## SHORT TASK
Transcribe the records that follow. Keep every word exactly, and drop the pictures.
____________________
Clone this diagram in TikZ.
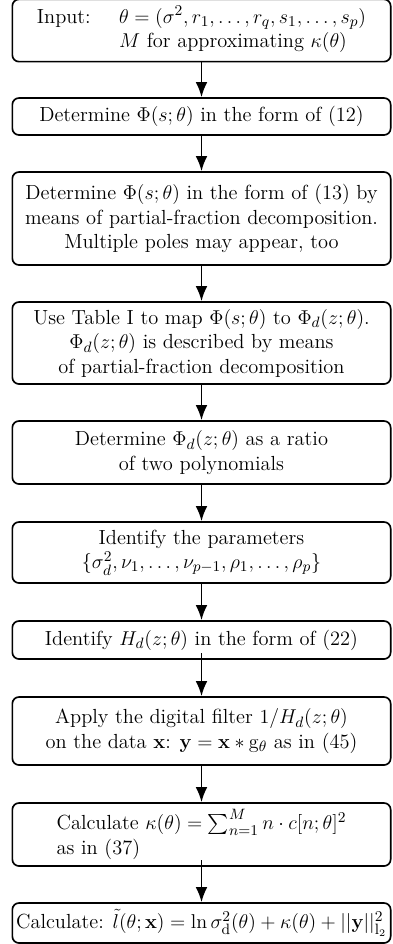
\documentclass[tikz,border=0pt,12pt]{standalone}
\usepackage{amsmath}
\usetikzlibrary{arrows.meta}
\begin{document}
\begin{tikzpicture}[x=0.6pt, y=-0.6pt, >={Latex[length=9pt,width=7pt]},
  stage/.style={draw, rectangle, rounded corners=4pt, line width=1pt, align=center, minimum width=227pt, inner xsep=3pt, font=\fontsize{12.25pt}{14.7pt}\selectfont},
  flow/.style={->, line width=1pt}]
\useasboundingbox (0,0) rectangle (393,944);
\node[stage, minimum height=35.4pt] (inp) at (201.5,30.5) {\begin{tabular}{@{}l@{\hspace{17pt}}l@{}}Input: & $\theta=(\sigma^2,r_1,\ldots,r_q,s_1,\ldots,s_p)$\\ & $M$ for approximating $\kappa(\theta)$\end{tabular}};
\node[stage, minimum height=22.2pt] (phis) at (201.5,116.5) {Determine $\Phi(s;\theta)$ in the form of (12)};
\node[stage, minimum height=55.8pt] (pfd) at (201.5,218.5) {Determine $\Phi(s;\theta)$ in the form of (13) by\\ means of partial-fraction decomposition.\\ Multiple poles may appear, too};
\node[stage, minimum height=49.2pt] (map) at (201.5,343) {Use Table I to map $\Phi(s;\theta)$ to $\Phi_d(z;\theta)$.\\ $\Phi_d(z;\theta)$ is described by means\\ of partial-fraction decomposition};
\node[stage, minimum height=37.8pt] (ratio) at (201.5,452.5) {Determine $\Phi_d(z;\theta)$ as a ratio\\ of two polynomials};
\node[stage, minimum height=36.6pt] (par) at (201.5,552.5) {Identify the parameters\\ $\{\sigma_d^2,\nu_1,\ldots,\nu_{p-1},\rho_1,\ldots,\rho_p\}$};
\node[stage, minimum height=22.8pt] (hd) at (201.5,640) {Identify $H_d(z;\theta)$ in the form of (22)};
\node[stage, minimum height=40.8pt] (filt) at (201.5,731) {Apply the digital filter $1/H_d(z;\theta)$\\ on the data $\mathbf{x}$: $\mathbf{y}=\mathbf{x}*\mathrm{g}_\theta$ as in (45)};
\node[stage, align=left, minimum height=37.8pt] (kap) at (201.5,834.5) {Calculate $\kappa(\theta)=\sum_{n=1}^{M} n\cdot c[n;\theta]^2$\\ as in (37)};
\node[stage, inner xsep=1pt, minimum height=24pt] (lik) at (201.5,923) {Calculate: $\tilde{l}(\theta;\mathbf{x})=\ln\sigma_{\mathrm{d}}^2(\theta)+\kappa(\theta)+||\mathbf{y}||_{\mathrm{l}_2}^2$};
\draw[flow] (inp) -- (phis);
\draw[flow] (phis) -- (pfd);
\draw[flow] (pfd) -- (map);
\draw[flow] (map) -- (ratio);
\draw[flow] (ratio) -- (par);
\draw[flow] (par) -- (hd);
\draw[flow, shorten <=-4pt] (hd) -- (filt);
\draw[flow] (filt) -- (kap);
\draw[flow, shorten <=-4pt] (kap) -- (lik);
\end{tikzpicture}
\end{document}
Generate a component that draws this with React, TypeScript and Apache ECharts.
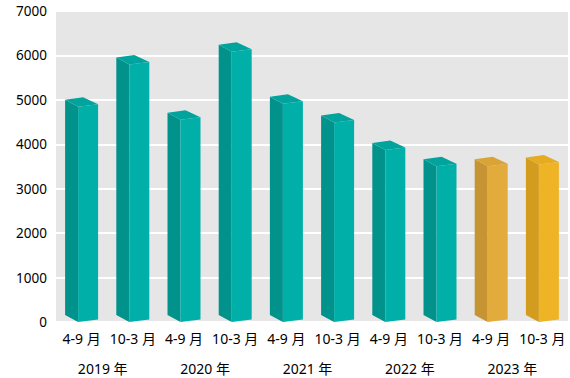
____________________
## EXERCISE ANSWER
Clone this diagram in TikZ.
\documentclass[tikz,border=0pt,12pt]{standalone}
\usepackage{amsmath}
\usetikzlibrary{arrows.meta}
\begin{document}
\begin{tikzpicture}[x=0.6pt, y=-0.6pt, >={Latex[length=9pt,width=7pt]},
  stage/.style={draw, rectangle, rounded corners=4pt, line width=1pt, align=center, minimum width=227pt, inner xsep=3pt, font=\fontsize{12.25pt}{14.7pt}\selectfont},
  flow/.style={->, line width=1pt}]
\useasboundingbox (0,0) rectangle (393,944);
\node[stage, minimum height=35.4pt] (inp) at (201.5,30.5) {\begin{tabular}{@{}l@{\hspace{17pt}}l@{}}Input: & $\theta=(\sigma^2,r_1,\ldots,r_q,s_1,\ldots,s_p)$\\ & $M$ for approximating $\kappa(\theta)$\end{tabular}};
\node[stage, minimum height=22.2pt] (phis) at (201.5,116.5) {Determine $\Phi(s;\theta)$ in the form of (12)};
\node[stage, minimum height=55.8pt] (pfd) at (201.5,218.5) {Determine $\Phi(s;\theta)$ in the form of (13) by\\ means of partial-fraction decomposition.\\ Multiple poles may appear, too};
\node[stage, minimum height=49.2pt] (map) at (201.5,343) {Use Table I to map $\Phi(s;\theta)$ to $\Phi_d(z;\theta)$.\\ $\Phi_d(z;\theta)$ is described by means\\ of partial-fraction decomposition};
\node[stage, minimum height=37.8pt] (ratio) at (201.5,452.5) {Determine $\Phi_d(z;\theta)$ as a ratio\\ of two polynomials};
\node[stage, minimum height=36.6pt] (par) at (201.5,552.5) {Identify the parameters\\ $\{\sigma_d^2,\nu_1,\ldots,\nu_{p-1},\rho_1,\ldots,\rho_p\}$};
\node[stage, minimum height=22.8pt] (hd) at (201.5,640) {Identify $H_d(z;\theta)$ in the form of (22)};
\node[stage, minimum height=40.8pt] (filt) at (201.5,731) {Apply the digital filter $1/H_d(z;\theta)$\\ on the data $\mathbf{x}$: $\mathbf{y}=\mathbf{x}*\mathrm{g}_\theta$ as in (45)};
\node[stage, align=left, minimum height=37.8pt] (kap) at (201.5,834.5) {Calculate $\kappa(\theta)=\sum_{n=1}^{M} n\cdot c[n;\theta]^2$\\ as in (37)};
\node[stage, inner xsep=1pt, minimum height=24pt] (lik) at (201.5,923) {Calculate: $\tilde{l}(\theta;\mathbf{x})=\ln\sigma_{\mathrm{d}}^2(\theta)+\kappa(\theta)+||\mathbf{y}||_{\mathrm{l}_2}^2$};
\draw[flow] (inp) -- (phis);
\draw[flow] (phis) -- (pfd);
\draw[flow] (pfd) -- (map);
\draw[flow] (map) -- (ratio);
\draw[flow] (ratio) -- (par);
\draw[flow] (par) -- (hd);
\draw[flow, shorten <=-4pt] (hd) -- (filt);
\draw[flow] (filt) -- (kap);
\draw[flow, shorten <=-4pt] (kap) -- (lik);
\end{tikzpicture}
\end{document}
Generate a component that draws this with React, TypeScript and Apache ECharts.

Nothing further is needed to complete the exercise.